Practical examples (Express + curl)

Express routes for common methods:

// javascript
const express = require('express');
const app = express();
app.use(express.json());

app.get('/items/:id', (req, res) => res.json({ id: req.params.id }));
app.post('/items', (req, res) => res.status(201).json({ id: 42, ...req.body }));
app.put('/items/:id', (req, res) => res.json({ id: req.params.id, ...req.body }));
app.patch('/items/:id', (req, res) => res.json({ id: req.params.id, ...req.body }));
app.delete('/items/:id', (req, res) => res.status(204).send());

app.options('/items', (req, res) => res.set('Allow', 'GET,POST,OPTIONS').send());

app.listen(3000);

Curl examples for POST and PUT:

# bash
curl -X POST -H "Content-Type: application/json" \
  -d '{"name":"Alice"}' http://localhost:3000/items

curl -X PUT -H "Content-Type: application/json" \
  -d '{"name":"Alice Updated"}' http://localhost:3000/items/42

Idempotency, safety, and why they matter

  • Idempotency helps clients safely retry requests (important for network failures and distributed systems).
  • Safety tells caches and tools that the method should not cause side effects.
  • Design APIs to make idempotency clear: prefer PUT for full replacement, PATCH for partial updates, and POST for actions/creation that shouldn’t be retried blindly.

Best practices

  • Use nouns (resources) in URLs, not verbs: /orders, /users/123.
  • Return appropriate status codes: 201 for created, 204 for successful operations with no body, 400 for validation errors.
  • Validate Content-Type and parse only supported content types (e.g., application/json).
  • Avoid relying on request bodies for GET; some proxies ignore or strip them.
  • Use OPTIONS to handle CORS preflight; keep server responses minimal and correct (Allow, Access-Control-Allow-* headers).
  • For long-running tasks, return 202 Accepted with a Location header to a status resource.

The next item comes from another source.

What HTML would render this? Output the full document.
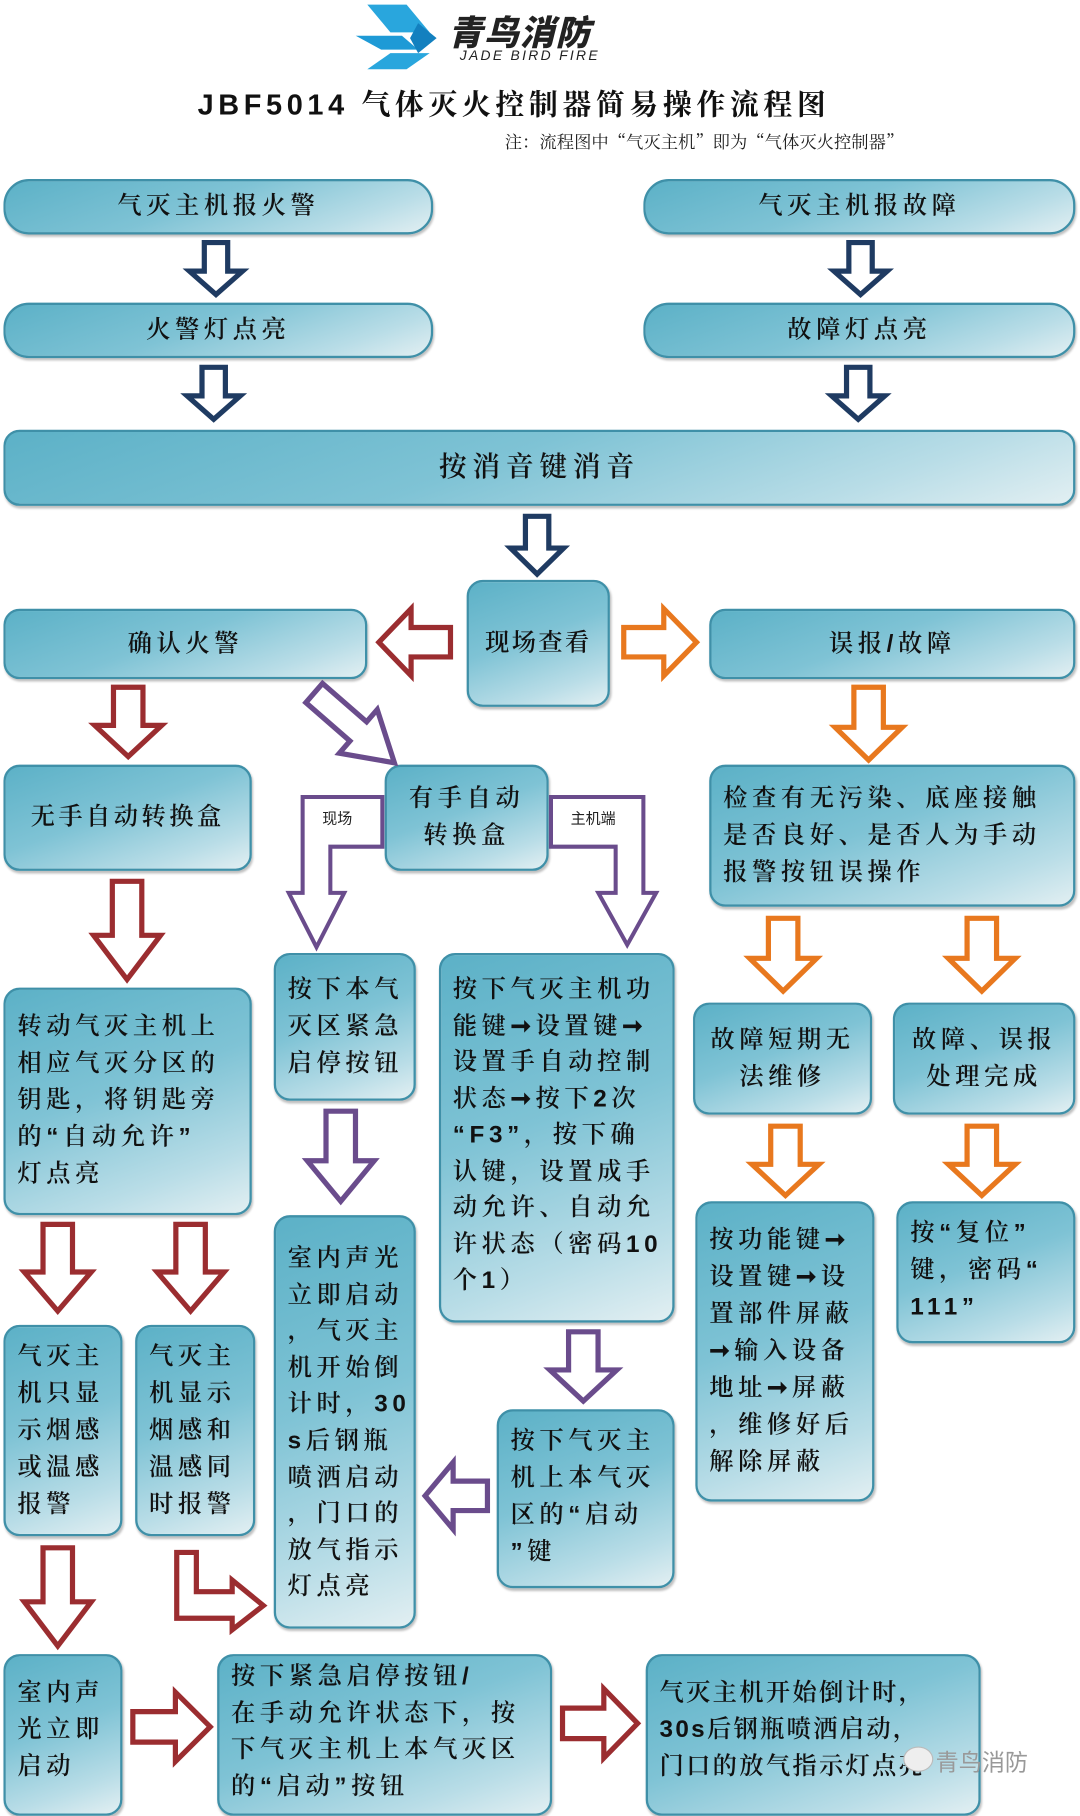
<!DOCTYPE html>
<html><head><meta charset="utf-8">
<style>
html,body{margin:0;padding:0;background:#fff;width:1080px;height:1816px;overflow:hidden}
#c{position:absolute;left:0;top:0;width:935px;height:1572px;transform:scale(1.15508);transform-origin:0 0;font-family:"Liberation Sans","Noto Serif CJK SC",serif}
.b{position:absolute;box-sizing:border-box;border:2px solid #3f90a8;border-radius:14px;
background:linear-gradient(160deg,#5cb1c7 0%,#7fc3d5 45%,#b9dde7 80%,#e2eff2 100%);
box-shadow:1px 2px 2px rgba(0,0,0,.25);color:#111;font-size:21px;font-weight:600;letter-spacing:4px;line-height:32px}
.cc{display:flex;align-items:center;justify-content:center;text-align:center}
.l{padding:12px 0 0 10px;text-align:left}
svg{position:absolute;left:0;top:0}
.lab{position:absolute;font-family:"Liberation Sans","Noto Sans CJK SC",sans-serif;font-size:13px;color:#222}
</style></head><body><div id="c">
<svg width="935" height="80">
<polygon points="318,4 352,4 372,28 338,28" fill="#29a6dd"/>
<polygon points="308,31 348,31 362,43 330,43" fill="#1e9ad6"/>
<polygon points="338,46 372,46 352,60 318,60" fill="#29a6dd"/>
<polygon points="362,20 378,33 362,46 355,33" fill="#1380bf"/>
</svg>
<div style="position:absolute;left:388px;top:4px;font-family:'Noto Sans CJK SC',sans-serif;font-weight:900;font-style:italic;font-size:30px;color:#222;letter-spacing:1px">青鸟消防</div>
<div style="position:absolute;left:398px;top:41px;font-family:'Liberation Sans',sans-serif;font-style:italic;font-size:12px;color:#222;letter-spacing:2px">JADE BIRD FIRE</div>
<div style="position:absolute;left:155px;top:71px;width:580px;text-align:center;font-size:25px;font-weight:700;letter-spacing:4px;color:#111">JBF5014 气体灭火控制器简易操作流程图</div>
<div style="position:absolute;left:437px;top:112px;font-size:15px;color:#222;font-family:'Noto Serif CJK SC',serif">注：流程图中“气灭主机”即为“气体灭火控制器”</div>

<div class="b cc" style="left:3px;top:155px;width:372px;height:48px;border-radius:22px">气灭主机报火警</div>
<div class="b cc" style="left:557px;top:155px;width:374px;height:48px;border-radius:22px">气灭主机报故障</div>
<div class="b cc" style="left:3px;top:262px;width:372px;height:48px;border-radius:22px">火警灯点亮</div>
<div class="b cc" style="left:557px;top:262px;width:374px;height:48px;border-radius:22px">故障灯点亮</div>
<div class="b cc" style="left:3px;top:372px;width:928px;height:66px;font-size:24px;letter-spacing:5px">按消音键消音</div>
<div class="b cc" style="left:404px;top:502px;width:124px;height:110px;letter-spacing:2px">现场查看</div>
<div class="b cc" style="left:3px;top:527px;width:315px;height:61px">确认火警</div>
<div class="b cc" style="left:614px;top:527px;width:317px;height:61px">误报/故障</div>
<div class="b cc" style="left:3px;top:662px;width:215px;height:92px;letter-spacing:3px">无手自动转换盒</div>
<div class="b cc" style="left:333px;top:662px;width:142px;height:92px">有手自动<br>转换盒</div>
<div class="b l" style="left:614px;top:662px;width:317px;height:123px;padding-top:12px">检查有无污染、底座接触<br>是否良好、是否人为手动<br>报警按钮误操作</div>
<div class="b l" style="left:3px;top:855px;width:215px;height:197px;padding-top:16px">转动气灭主机上<br>相应气灭分区的<br>钥匙，将钥匙旁<br>的“自动允许”<br>灯点亮</div>
<div class="b l" style="left:237px;top:825px;width:123px;height:128px;padding-top:14px">按下本气<br>灭区紧急<br>启停按钮</div>
<div class="b l" style="left:380px;top:825px;width:204px;height:320px;padding-top:14px;line-height:31.5px">按下气灭主机功<br>能键➞设置键➞<br>设置手自动控制<br>状态➞按下2次<br>“F3”，按下确<br>认键，设置成手<br>动允许、自动允<br>许状态（密码10<br>个1）</div>
<div class="b cc" style="left:600px;top:868px;width:155px;height:97px">故障短期无<br>法维修</div>
<div class="b cc" style="left:773px;top:868px;width:158px;height:97px">故障、误报<br>处理完成</div>
<div class="b l" style="left:237px;top:1052px;width:123px;height:358px;padding-top:20px;line-height:31.6px">室内声光<br>立即启动<br>，气灭主<br>机开始倒<br>计时，30<br>s后钢瓶<br>喷洒启动<br>，门口的<br>放气指示<br>灯点亮</div>
<div class="b l" style="left:602px;top:1040px;width:155px;height:260px;padding-top:16px">按功能键➞<br>设置键➞设<br>置部件屏蔽<br>➞输入设备<br>地址➞屏蔽<br>，维修好后<br>解除屏蔽</div>
<div class="b l" style="left:776px;top:1040px;width:155px;height:123px;padding-top:10px">按“复位”<br>键，密码“<br>111”</div>
<div class="b l" style="left:3px;top:1147px;width:103px;height:183px;padding-top:10px">气灭主<br>机只显<br>示烟感<br>或温感<br>报警</div>
<div class="b l" style="left:117px;top:1147px;width:104px;height:183px;padding-top:10px">气灭主<br>机显示<br>烟感和<br>温感同<br>时报警</div>
<div class="b l" style="left:430px;top:1220px;width:154px;height:155px;padding-top:10px">按下气灭主<br>机上本气灭<br>区的“启动<br>”键</div>
<div class="b l" style="left:3px;top:1432px;width:103px;height:140px;padding-top:16px">室内声<br>光立即<br>启动</div>
<div class="b l" style="left:188px;top:1432px;width:290px;height:140px;padding-top:2px;line-height:31.5px">按下紧急启停按钮/<br>在手动允许状态下，按<br>下气灭主机上本气灭区<br>的“启动”按钮</div>
<div class="b l" style="left:559px;top:1432px;width:290px;height:140px;padding-top:16px;letter-spacing:2px">气灭主机开始倒计时，<br>30s后钢瓶喷洒启动，<br>门口的放气指示灯点亮</div>

<svg width="935" height="1572">
<g fill="#fff" stroke-width="4.5">
<path stroke="#1f3b62" vector-effect="non-scaling-stroke" transform="translate(187,210) scale(46,45)" d="M-0.22,0 L0.22,0 L0.22,0.55 L0.5,0.55 L0,1 L-0.5,0.55 L-0.22,0.55 Z"/>
<path stroke="#1f3b62" vector-effect="non-scaling-stroke" transform="translate(745,210) scale(46,45)" d="M-0.22,0 L0.22,0 L0.22,0.55 L0.5,0.55 L0,1 L-0.5,0.55 L-0.22,0.55 Z"/>
<path stroke="#1f3b62" vector-effect="non-scaling-stroke" transform="translate(185,318) scale(46,45)" d="M-0.22,0 L0.22,0 L0.22,0.55 L0.5,0.55 L0,1 L-0.5,0.55 L-0.22,0.55 Z"/>
<path stroke="#1f3b62" vector-effect="non-scaling-stroke" transform="translate(743,318) scale(46,45)" d="M-0.22,0 L0.22,0 L0.22,0.55 L0.5,0.55 L0,1 L-0.5,0.55 L-0.22,0.55 Z"/>
<path stroke="#1f3b62" vector-effect="non-scaling-stroke" transform="translate(465,447) scale(46,50)" d="M-0.22,0 L0.22,0 L0.22,0.55 L0.5,0.55 L0,1 L-0.5,0.55 L-0.22,0.55 Z"/>
<path stroke="#9b2d30" vector-effect="non-scaling-stroke" transform="translate(390,556) rotate(90) scale(58,62)" d="M-0.22,0 L0.22,0 L0.22,0.55 L0.5,0.55 L0,1 L-0.5,0.55 L-0.22,0.55 Z"/>
<path stroke="#9b2d30" vector-effect="non-scaling-stroke" transform="translate(111,595) scale(58,60)" d="M-0.22,0 L0.22,0 L0.22,0.55 L0.5,0.55 L0,1 L-0.5,0.55 L-0.22,0.55 Z"/>
<path stroke="#9b2d30" vector-effect="non-scaling-stroke" transform="translate(110,763) scale(58,85)" d="M-0.22,0 L0.22,0 L0.22,0.55 L0.5,0.55 L0,1 L-0.5,0.55 L-0.22,0.55 Z"/>
<path stroke="#9b2d30" vector-effect="non-scaling-stroke" transform="translate(50,1060) scale(58,75)" d="M-0.22,0 L0.22,0 L0.22,0.55 L0.5,0.55 L0,1 L-0.5,0.55 L-0.22,0.55 Z"/>
<path stroke="#9b2d30" vector-effect="non-scaling-stroke" transform="translate(165,1060) scale(58,75)" d="M-0.22,0 L0.22,0 L0.22,0.55 L0.5,0.55 L0,1 L-0.5,0.55 L-0.22,0.55 Z"/>
<path stroke="#9b2d30" vector-effect="non-scaling-stroke" transform="translate(50,1340) scale(58,85)" d="M-0.22,0 L0.22,0 L0.22,0.55 L0.5,0.55 L0,1 L-0.5,0.55 L-0.22,0.55 Z"/>
<path stroke="#9b2d30" vector-effect="non-scaling-stroke" transform="translate(115,1495) rotate(-90) scale(60,67)" d="M-0.22,0 L0.22,0 L0.22,0.55 L0.5,0.55 L0,1 L-0.5,0.55 L-0.22,0.55 Z"/>
<path stroke="#9b2d30" vector-effect="non-scaling-stroke" transform="translate(487,1492) rotate(-90) scale(60,65)" d="M-0.22,0 L0.22,0 L0.22,0.55 L0.5,0.55 L0,1 L-0.5,0.55 L-0.22,0.55 Z"/>
<path stroke="#9b2d30" d="M153,1344 L170,1344 L170,1378 L201,1378 L201,1368 L228,1390 L201,1411 L201,1401 L153,1401 Z"/>
<path stroke="#e8781e" vector-effect="non-scaling-stroke" transform="translate(540,556) rotate(-90) scale(58,63)" d="M-0.22,0 L0.22,0 L0.22,0.55 L0.5,0.55 L0,1 L-0.5,0.55 L-0.22,0.55 Z"/>
<path stroke="#e8781e" vector-effect="non-scaling-stroke" transform="translate(752,595) scale(58,63)" d="M-0.22,0 L0.22,0 L0.22,0.55 L0.5,0.55 L0,1 L-0.5,0.55 L-0.22,0.55 Z"/>
<path stroke="#e8781e" vector-effect="non-scaling-stroke" transform="translate(678,795) scale(58,63)" d="M-0.22,0 L0.22,0 L0.22,0.55 L0.5,0.55 L0,1 L-0.5,0.55 L-0.22,0.55 Z"/>
<path stroke="#e8781e" vector-effect="non-scaling-stroke" transform="translate(850,795) scale(58,63)" d="M-0.22,0 L0.22,0 L0.22,0.55 L0.5,0.55 L0,1 L-0.5,0.55 L-0.22,0.55 Z"/>
<path stroke="#e8781e" vector-effect="non-scaling-stroke" transform="translate(680,975) scale(58,60)" d="M-0.22,0 L0.22,0 L0.22,0.55 L0.5,0.55 L0,1 L-0.5,0.55 L-0.22,0.55 Z"/>
<path stroke="#e8781e" vector-effect="non-scaling-stroke" transform="translate(850,975) scale(58,60)" d="M-0.22,0 L0.22,0 L0.22,0.55 L0.5,0.55 L0,1 L-0.5,0.55 L-0.22,0.55 Z"/>
<path stroke="#6a4c8c" vector-effect="non-scaling-stroke" transform="translate(272,600) rotate(-49) scale(50,92)" d="M-0.22,0 L0.22,0 L0.22,0.55 L0.5,0.55 L0,1 L-0.5,0.55 L-0.22,0.55 Z"/>
<path stroke="#6a4c8c" vector-effect="non-scaling-stroke" transform="translate(295,962) scale(58,78)" d="M-0.22,0 L0.22,0 L0.22,0.55 L0.5,0.55 L0,1 L-0.5,0.55 L-0.22,0.55 Z"/>
<path stroke="#6a4c8c" vector-effect="non-scaling-stroke" transform="translate(505,1153) scale(58,60)" d="M-0.22,0 L0.22,0 L0.22,0.55 L0.5,0.55 L0,1 L-0.5,0.55 L-0.22,0.55 Z"/>
<path stroke="#6a4c8c" vector-effect="non-scaling-stroke" transform="translate(422,1295) rotate(90) scale(58,54)" d="M-0.22,0 L0.22,0 L0.22,0.55 L0.5,0.55 L0,1 L-0.5,0.55 L-0.22,0.55 Z"/>
<path stroke="#6a4c8c" stroke-width="3.5" d="M331,690 L262,690 L262,773 L250,773 L274,820 L298,773 L286,773 L286,733 L331,733 Z"/>
<path stroke="#6a4c8c" stroke-width="3.5" d="M477,690 L557,690 L557,773 L568,773 L543,818 L518,773 L533,773 L533,733 L477,733 Z"/>
</g>
</svg>
<div class="lab" style="left:279px;top:698px">现场</div>
<div class="lab" style="left:494px;top:698px">主机端</div>
<div style="position:absolute;left:782px;top:1512px;width:24px;height:20px;border-radius:50%;background:#eee;border:1px solid #bbb"></div>
<div style="position:absolute;left:810px;top:1510px;font-family:'Noto Sans CJK SC',sans-serif;font-size:20px;color:#999">青鸟消防</div>
</div></body></html>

Troubleshooting common issues

  • CORS failing preflight: ensure OPTIONS handler returns Access-Control-Allow-Methods and Access-Control-Allow-Origin.
  • HTML forms: browsers only support GET and POST. Use method-override middleware or use POST with a hidden _method field.
  • Proxies or firewalls blocking methods: fallback patterns use POST with an action field, but document the behavior carefully.
  • Unexpected 415 Unsupported Media Type: check Content-Type header.

Quick reference cheat-sheet

  • GET: read, cacheable, safe, idempotent.
  • POST: create/process, not idempotent.
  • PUT: replace a resource, idempotent.
  • PATCH: partial update, not guaranteed idempotent (design it that way if needed).
  • DELETE: remove, idempotent.
  • HEAD: get headers only.
  • OPTIONS: discover allowed methods / handle CORS.

HTTP methods give you a shared language between client and server. Use them consistently, pick clear status codes, and design endpoints around resource semantics — this results in APIs that are easier to maintain, cache, and scale.